One of the cornerstones of post modern thought is complexity and multiplicity, right? It allows us the wiggle room you point to. There are Feminism(s). There are multiple forms of feminisms acting in the world at any given moment often jostling and competing for attention and we can enact several versions of feminism at any given moment depending on our material conditions, ideologies, and rhetorical situations, etc. You should also be able accept or reject various definitions without judgment.
You wrestle with this complexity well and acknowledge that there are multiple forms of being that are being enacting often at the same time. Its not relativity as if anything goes but an acknowledgement that things are multiplicitous and complex. That there are several forms of feminism that people can inhabit and its ok if those are different than the ones you might readily identify with.
I mean, Shit, its hard enough just being alive and a person without someone always saying you don’t fit in because you do not fit X or Y requirement or definition that someone laid down but became too rigid and oppressive despite the fact that the original attempt to define was probably well intentioned.

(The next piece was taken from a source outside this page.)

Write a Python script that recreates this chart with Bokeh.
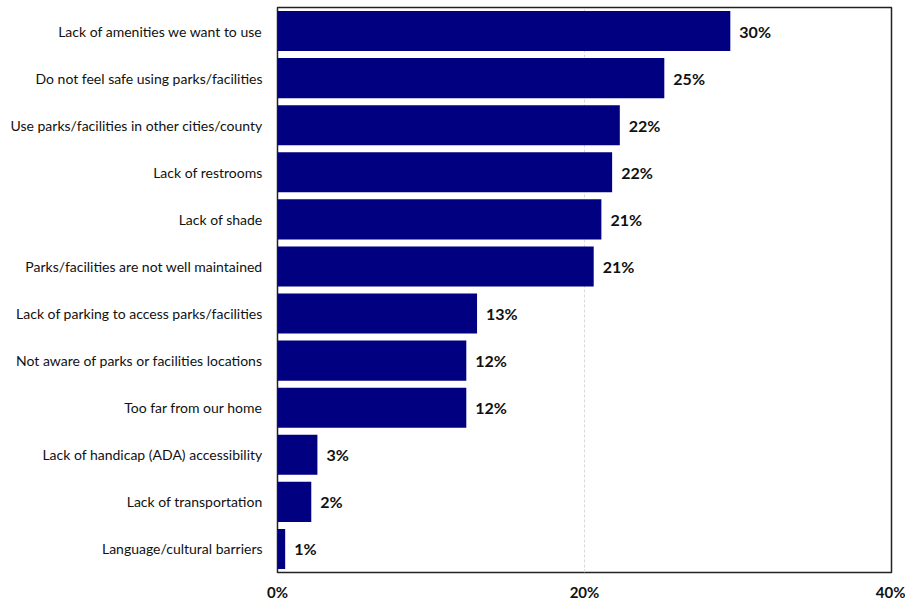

I think that is why analyses like yours are so important. They break down that modernist tendency to ascribe essences or forms. To create rigid definitions that restrict a person’s ability to enact being in the world that makes them feel free, valued, and accepted. It illustrates the need for rhetorical teaching that places everything into context and wrestles with the complexity of everyday life.

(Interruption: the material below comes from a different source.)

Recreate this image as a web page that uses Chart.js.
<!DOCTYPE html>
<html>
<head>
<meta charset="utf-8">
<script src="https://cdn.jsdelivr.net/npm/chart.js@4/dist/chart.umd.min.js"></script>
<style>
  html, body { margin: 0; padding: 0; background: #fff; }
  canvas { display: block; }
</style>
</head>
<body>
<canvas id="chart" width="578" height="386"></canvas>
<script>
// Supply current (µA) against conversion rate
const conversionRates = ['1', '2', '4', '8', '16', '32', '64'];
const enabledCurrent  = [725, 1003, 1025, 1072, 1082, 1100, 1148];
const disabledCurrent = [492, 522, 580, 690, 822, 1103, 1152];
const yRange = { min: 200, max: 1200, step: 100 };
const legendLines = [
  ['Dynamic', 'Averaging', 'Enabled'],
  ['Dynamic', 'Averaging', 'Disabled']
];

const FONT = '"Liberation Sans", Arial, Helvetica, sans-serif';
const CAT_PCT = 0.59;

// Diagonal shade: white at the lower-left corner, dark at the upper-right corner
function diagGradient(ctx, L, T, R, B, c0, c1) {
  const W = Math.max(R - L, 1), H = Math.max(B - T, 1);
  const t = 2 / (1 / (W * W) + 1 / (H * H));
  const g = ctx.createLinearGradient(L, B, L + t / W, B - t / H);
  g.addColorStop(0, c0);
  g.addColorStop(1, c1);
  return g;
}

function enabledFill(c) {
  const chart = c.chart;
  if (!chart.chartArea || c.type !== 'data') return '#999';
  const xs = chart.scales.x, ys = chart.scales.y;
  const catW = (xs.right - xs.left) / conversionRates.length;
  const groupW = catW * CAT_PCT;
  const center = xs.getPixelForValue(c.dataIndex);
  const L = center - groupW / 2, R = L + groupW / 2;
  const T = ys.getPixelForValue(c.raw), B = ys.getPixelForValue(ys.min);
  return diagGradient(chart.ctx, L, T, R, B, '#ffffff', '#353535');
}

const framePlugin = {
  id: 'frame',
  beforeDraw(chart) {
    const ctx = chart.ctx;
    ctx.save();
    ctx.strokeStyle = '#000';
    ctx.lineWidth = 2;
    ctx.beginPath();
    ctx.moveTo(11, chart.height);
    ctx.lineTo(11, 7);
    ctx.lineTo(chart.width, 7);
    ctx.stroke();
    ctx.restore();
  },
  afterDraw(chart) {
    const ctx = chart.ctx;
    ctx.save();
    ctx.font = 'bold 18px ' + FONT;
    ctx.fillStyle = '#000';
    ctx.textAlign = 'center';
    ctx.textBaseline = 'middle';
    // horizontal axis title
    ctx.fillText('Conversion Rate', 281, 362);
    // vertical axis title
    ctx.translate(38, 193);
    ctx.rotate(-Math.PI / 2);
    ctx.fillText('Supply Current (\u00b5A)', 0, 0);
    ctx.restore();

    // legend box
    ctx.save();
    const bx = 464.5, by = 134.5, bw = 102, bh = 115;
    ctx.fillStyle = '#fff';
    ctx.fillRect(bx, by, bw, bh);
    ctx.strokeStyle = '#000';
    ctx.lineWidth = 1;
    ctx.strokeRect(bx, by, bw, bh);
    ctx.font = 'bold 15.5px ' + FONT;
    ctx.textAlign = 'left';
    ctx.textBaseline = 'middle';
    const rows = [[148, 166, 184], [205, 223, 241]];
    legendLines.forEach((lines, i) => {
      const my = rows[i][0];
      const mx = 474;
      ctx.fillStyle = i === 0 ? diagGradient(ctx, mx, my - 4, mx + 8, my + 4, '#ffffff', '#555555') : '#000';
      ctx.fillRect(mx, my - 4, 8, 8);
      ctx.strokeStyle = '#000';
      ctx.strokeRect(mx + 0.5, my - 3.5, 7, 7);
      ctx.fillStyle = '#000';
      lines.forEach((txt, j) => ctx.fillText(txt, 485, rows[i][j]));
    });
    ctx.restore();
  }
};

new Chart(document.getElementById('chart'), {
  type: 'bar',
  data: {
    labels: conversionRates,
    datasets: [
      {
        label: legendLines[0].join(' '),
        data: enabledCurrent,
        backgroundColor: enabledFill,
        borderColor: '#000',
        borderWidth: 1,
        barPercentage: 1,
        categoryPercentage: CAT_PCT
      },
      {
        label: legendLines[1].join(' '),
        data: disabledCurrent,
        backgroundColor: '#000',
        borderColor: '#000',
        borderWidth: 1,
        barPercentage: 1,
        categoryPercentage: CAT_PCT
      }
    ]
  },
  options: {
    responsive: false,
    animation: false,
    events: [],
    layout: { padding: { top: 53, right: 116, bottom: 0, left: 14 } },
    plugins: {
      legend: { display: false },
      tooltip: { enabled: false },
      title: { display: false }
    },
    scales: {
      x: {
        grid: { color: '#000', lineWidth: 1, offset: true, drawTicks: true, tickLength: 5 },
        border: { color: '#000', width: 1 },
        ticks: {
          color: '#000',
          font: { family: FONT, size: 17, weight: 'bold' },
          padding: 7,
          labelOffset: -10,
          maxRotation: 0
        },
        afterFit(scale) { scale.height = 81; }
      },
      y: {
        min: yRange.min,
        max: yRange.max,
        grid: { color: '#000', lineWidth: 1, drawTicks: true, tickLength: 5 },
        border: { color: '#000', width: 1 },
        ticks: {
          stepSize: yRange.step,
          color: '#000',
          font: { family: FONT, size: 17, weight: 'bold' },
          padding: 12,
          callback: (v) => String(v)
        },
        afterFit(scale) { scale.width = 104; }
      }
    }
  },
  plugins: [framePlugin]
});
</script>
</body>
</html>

You make some excellent points, TP. I think you’re spot on with the seeming struggle, or gap, or whatever between modernist and post modernist thought. There seems to be an implicit resistance to acknowledging the multiplicity of people, or groups in general. Then again, a complex acknowledgement of something like that will never make a good #hastag, soundbite, or status update. The war between folks wanting to be acknowledged as complex and those insisting on labeling them as this or that is being fought on mediums that you’ve got to be a Patton Oswald or something to get across much nuance and complexity. Not to say it can’t happen–but I’m skeptical. Since writing this, I’ve also found out that the movement was started by people on 4chan trying to troll feminists and piss them off. I’d say there are some people who thought it was real and joined because the message resonated with them. But 4chan was right, it pissed a lot of feminists off. Which is too bad. That could have been a moment where people spoke and showed that we value difference. Oh wells.